■ **WHAT NEEDS TO BE DONE**
Leaving the pictures out, print the lines from the first line of the listing through the line containing "s.set_linewidth(0.9)", exactly as they read, and no others.
◆ ◆ ◆
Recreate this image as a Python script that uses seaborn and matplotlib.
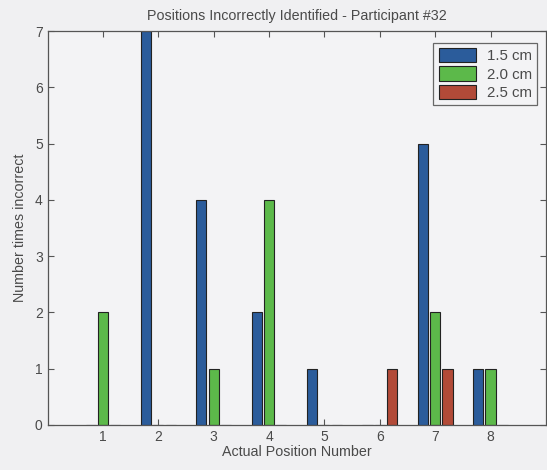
import matplotlib
matplotlib.use("Agg")
import matplotlib.pyplot as plt
import seaborn as sns
import pandas as pd

positions = [1, 2, 3, 4, 5, 6, 7, 8]
sizes = ["1.5 cm", "2.0 cm", "2.5 cm"]
counts_15 = [0, 7, 4, 2, 1, 0, 5, 1]
counts_20 = [2, 0, 1, 4, 0, 0, 2, 1]
counts_25 = [0, 0, 0, 0, 0, 1, 1, 0]
colors = ["#2b5c9b", "#5cb94a", "#b24a38"]

df = pd.DataFrame({
    "position": positions * 3,
    "size": [s for s in sizes for _ in positions],
    "count": counts_15 + counts_20 + counts_25,
})

sns.set_style("ticks")
plt.rcParams["font.family"] = ["Liberation Sans", "DejaVu Sans"]
text_color = "#4a4a4a"

fig = plt.figure(figsize=(5.47, 4.70), dpi=100, facecolor="#f0f0f2")
ax = fig.add_axes([0.087, 0.096, 0.911, 0.838])
ax.set_facecolor("#f3f3f5")

sns.barplot(data=df, x="position", y="count", hue="size", hue_order=sizes,
            palette=colors, native_scale=True, width=0.667, gap=0.18,
            edgecolor="#222222", linewidth=0.8, saturation=1, ax=ax)

ax.set_xlim(0, 9)
ax.set_ylim(0, 7)
ax.set_xticks(positions)
ax.set_xticklabels([str(p) for p in positions])
ax.set_yticks(range(0, 8))
ax.tick_params(direction="in", top=True, right=True, length=4, width=0.8,
               colors="#555555", labelcolor=text_color, labelsize=10)
for s in ax.spines.values():
    s.set_visible(True)
    s.set_color("#555555")
    s.set_linewidth(0.9)

ax.set_title("Positions Incorrectly Identified - Participant #32",
             fontsize=10.3, color=text_color, pad=8)
ax.set_xlabel("Actual Position Number", fontsize=10.3, color=text_color, labelpad=1)
ax.set_ylabel("Number times incorrect", fontsize=10.3, color=text_color, labelpad=6)

leg = ax.legend(loc="upper right", bbox_to_anchor=(0.988, 0.978), fontsize=10.8,
                frameon=True, fancybox=False, edgecolor="#444444",
                handlelength=2.5, handleheight=1.1, borderpad=0.35,
                labelspacing=0.2, handletextpad=0.7, borderaxespad=0.2)
leg.get_frame().set_facecolor("#f3f3f5")
leg.get_frame().set_linewidth(0.9)
for t in leg.get_texts():
    t.set_color(text_color)

fig.savefig("out.png", dpi=100, facecolor=fig.get_facecolor())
◆ ◆ ◆
■ **SOLUTION FOR THIS TASK**
Recreate this image as a Python script that uses seaborn and matplotlib.
import matplotlib
matplotlib.use("Agg")
import matplotlib.pyplot as plt
import seaborn as sns
import pandas as pd

positions = [1, 2, 3, 4, 5, 6, 7, 8]
sizes = ["1.5 cm", "2.0 cm", "2.5 cm"]
counts_15 = [0, 7, 4, 2, 1, 0, 5, 1]
counts_20 = [2, 0, 1, 4, 0, 0, 2, 1]
counts_25 = [0, 0, 0, 0, 0, 1, 1, 0]
colors = ["#2b5c9b", "#5cb94a", "#b24a38"]

df = pd.DataFrame({
    "position": positions * 3,
    "size": [s for s in sizes for _ in positions],
    "count": counts_15 + counts_20 + counts_25,
})

sns.set_style("ticks")
plt.rcParams["font.family"] = ["Liberation Sans", "DejaVu Sans"]
text_color = "#4a4a4a"

fig = plt.figure(figsize=(5.47, 4.70), dpi=100, facecolor="#f0f0f2")
ax = fig.add_axes([0.087, 0.096, 0.911, 0.838])
ax.set_facecolor("#f3f3f5")

sns.barplot(data=df, x="position", y="count", hue="size", hue_order=sizes,
            palette=colors, native_scale=True, width=0.667, gap=0.18,
            edgecolor="#222222", linewidth=0.8, saturation=1, ax=ax)

ax.set_xlim(0, 9)
ax.set_ylim(0, 7)
ax.set_xticks(positions)
ax.set_xticklabels([str(p) for p in positions])
ax.set_yticks(range(0, 8))
ax.tick_params(direction="in", top=True, right=True, length=4, width=0.8,
               colors="#555555", labelcolor=text_color, labelsize=10)
for s in ax.spines.values():
    s.set_visible(True)
    s.set_color("#555555")
    s.set_linewidth(0.9)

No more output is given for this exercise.